CalPERS contribution rates will rise more than nine percent, a move that experts project will cost state and school districts more than half a billion dollars.
Last year, CalPERS (California Public Employees’ Retirement System) agreed to incrementally increase its rates, and earlier this week, the board’s administration committee recommended even higher rates for the upcoming year.
“As the fund matures, and the retired population grows, it’s important that the rates reflect the changing demographics of our members,” said committee chairman Richard Costigan in a prepared statement.
The Sacramento Bee reported earlier this week, “The state’s annual contribution would increase by $487 million, to $4.75 billion, an increase of about 11 percent. The contribution from school districts would increase approximately 9 percent, or $111 million, to a total of $1.34 billion a year. California teachers have their own pension fund, but school employees other than teachers get their retirement plans from CalPERS.”
Cities are not out of the woods either, as the CalPERS board will vote in the fall on higher rates for participating cities, counties and local government agencies. Those rates would take place in July 2016.
Analysts fear that rising pension costs are threatening municipal services in California, and, with rate hikes on the horizon, the problem is threatening to get worse in the short term.
Locally, the city has put on hiatus for now plans to introduce a parcel tax to deal with crumbling road infrastructure. In the short term, the city has pushed about $4 million annually into roads from the general fund. But it is increasingly apparent that, while Davis’ roadways are somewhat worse than state average, this is a statewide problem.
Back at the end of February, the Field Poll found that “California voters strongly believe that state and local governments should be spending more money to improve the conditions of its roadways. By a 71% to 14% margin voters want more not less funds to go to the maintenance of existing roads. Voters also favor more spending on new road construction, but by a narrower 48% to 35% margin.”
However, the poll found there was no public consensus for how to pay for this. “When asked whether they would support increasing the state gasoline tax by 10 cents per gallon to improve the condition of state roads, voters are evenly divided, with 49% in favor and 48% opposed.”
Part of the problem is that voters already view tax levies on gas as higher than in most other states, by a 76% margin.
Back in late March, the League of California Cities issued a release indicating it had engaged in conversations with state and federal lawmakers about the condition of California’s local streets and roadways.
The discussion, based on the most recent biennial Local Streets and Roads Needs Assessment, which was released last October, showed that the average rating in California was 66. Locally, however, Davis was at 62 and rural Yolo County was already in the red.

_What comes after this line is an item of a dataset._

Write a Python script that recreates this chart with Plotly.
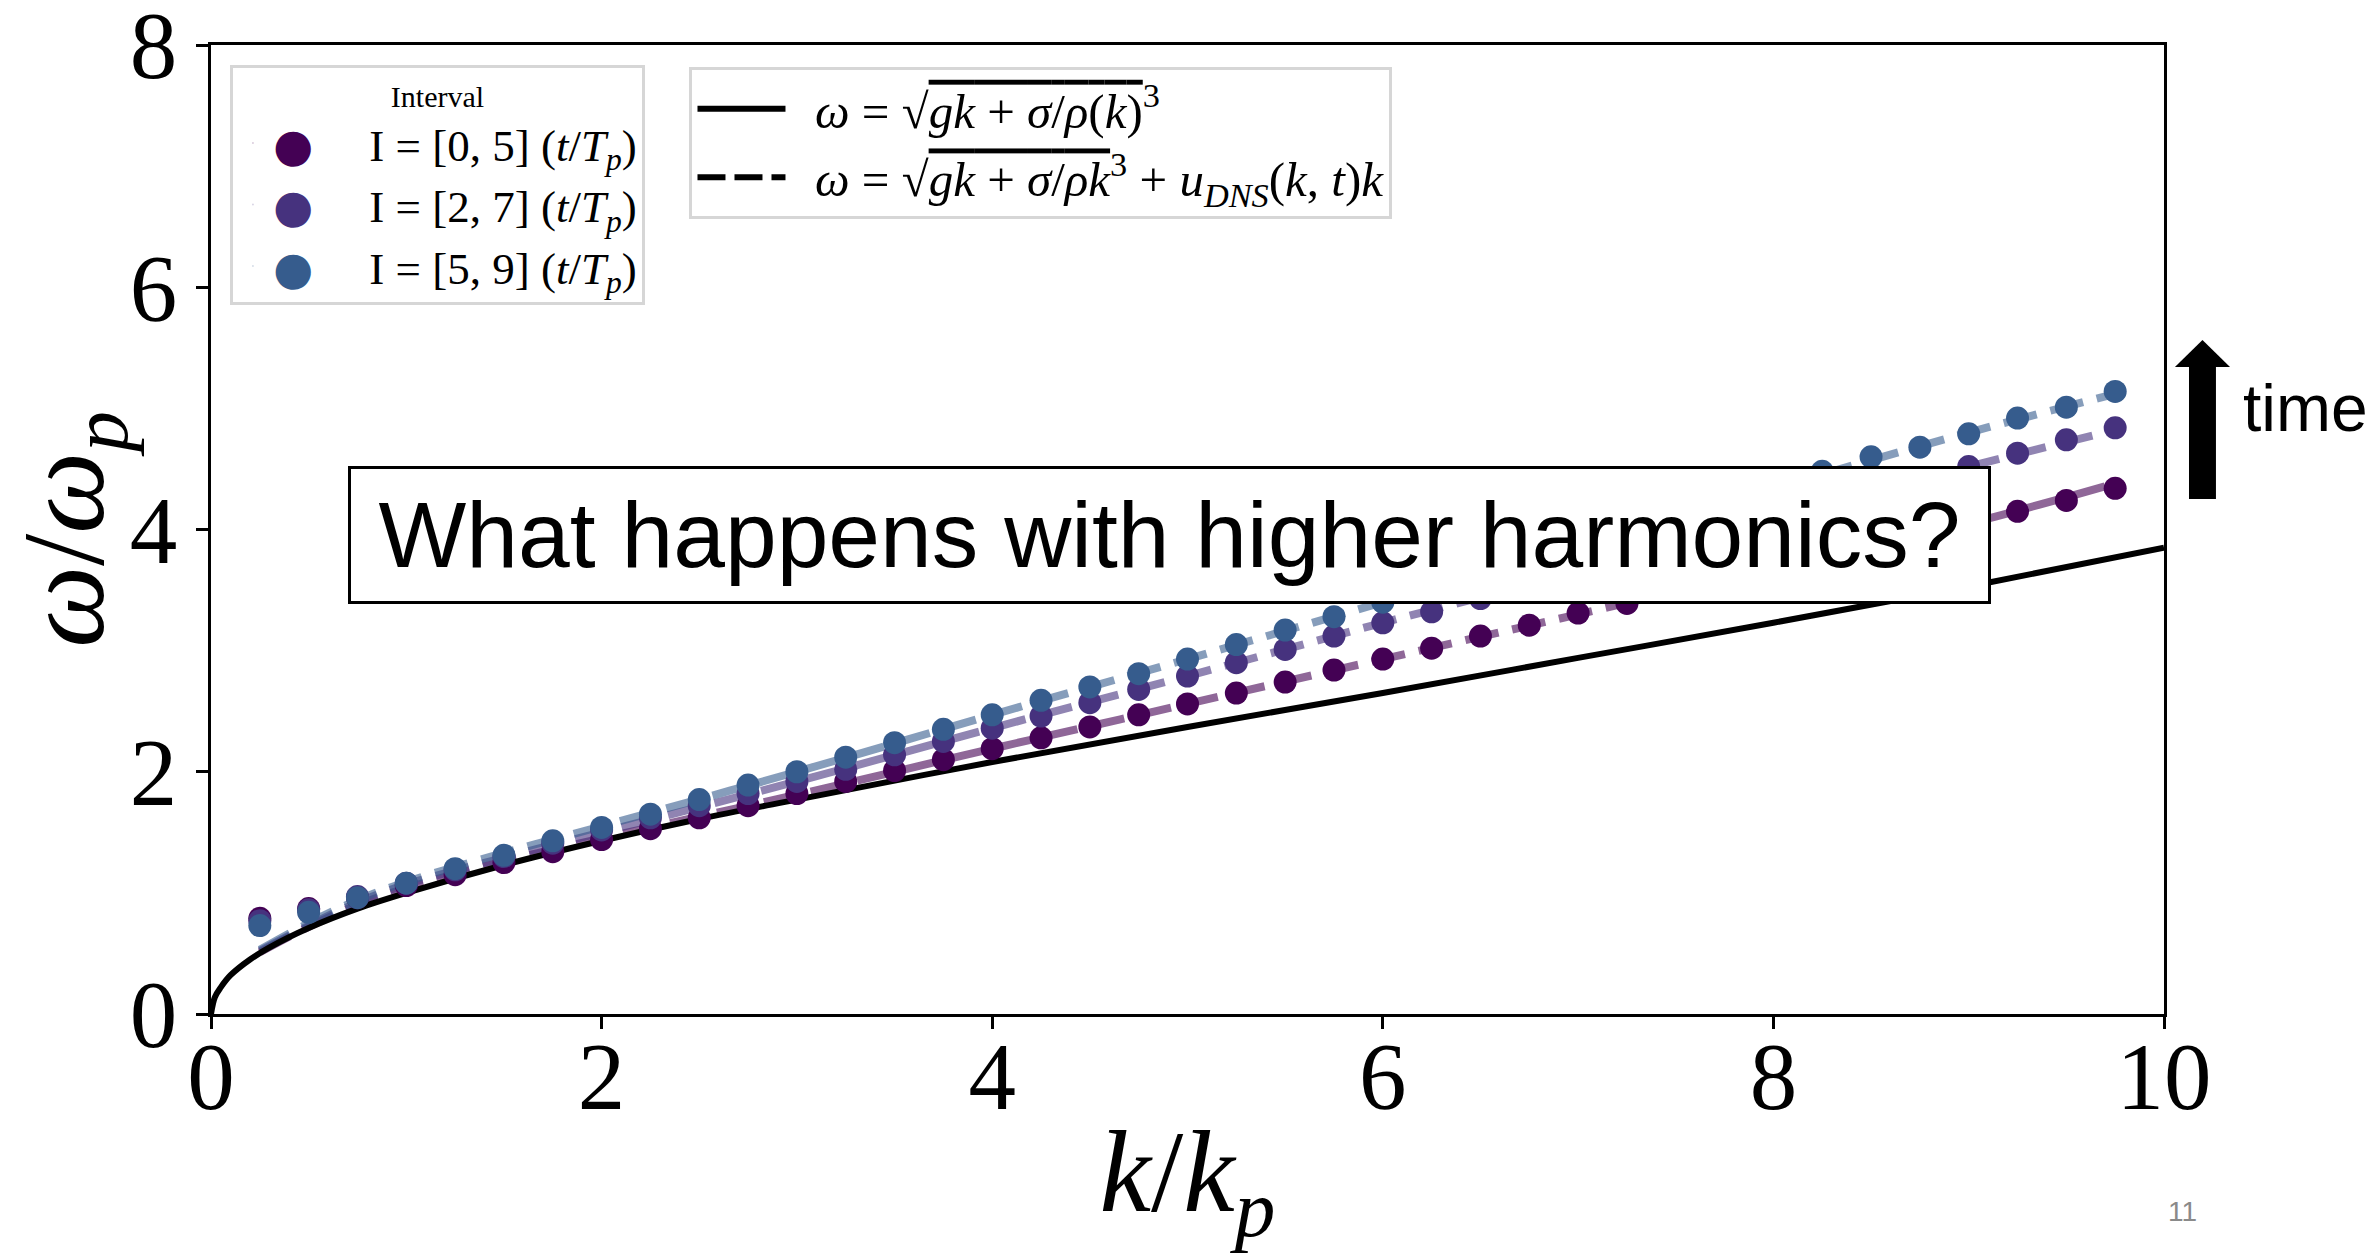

The survey uses a four-tiered Pavement Condition Index (PCI) scale from zero to 100 to assess the conditions of local roads within California’s 58 counties.
“At first glance, the fact that the on-average rating for California’s local system is 66, just four points under what the study deems as good condition, does not appear to be alarming,” the League stated. “The reality is that the local roads are on a precipice.”
“Why are local transportation experts so worried about an average pavement condition of 66?” they ask rhetorically. “This number is significant because the cost of repairing roads that slip any farther grows exponentially. The local system in 2008 ranked 68 and in the six years following the first assessment conditions slowly dropped two points. Transportation experts warn, however, that pavement condition deteriorates much more rapidly after this point in the life cycle of pavement condition.”
They continue, “This illustration shows very plainly the costs to maintain roads (per square yard) over the course of this life cycle. When conditions dip much farther under current conditions, the cost to repair and maintain these roads dramatically increases. For example, roads with a PCI ranking between 70 and 50 cost $15-$20 per square yard to maintain, but the amount doubles to $30-$40 for road conditions with PCIs in a range of 50-25.”
The League concludes, “The 2014 Local Streets and Roads Needs Assessment found that currently local agencies receive just half the revenue needed to maintain the local system. Investments must be made to the system that comprises more than 80 percent of California’s roadways because time is running out for the roads beneath our feet and wheels.”
Every time that CalPERS increases the rates, it takes half a million to a million out of the local funding that could go to pay for roads or other infrastructure.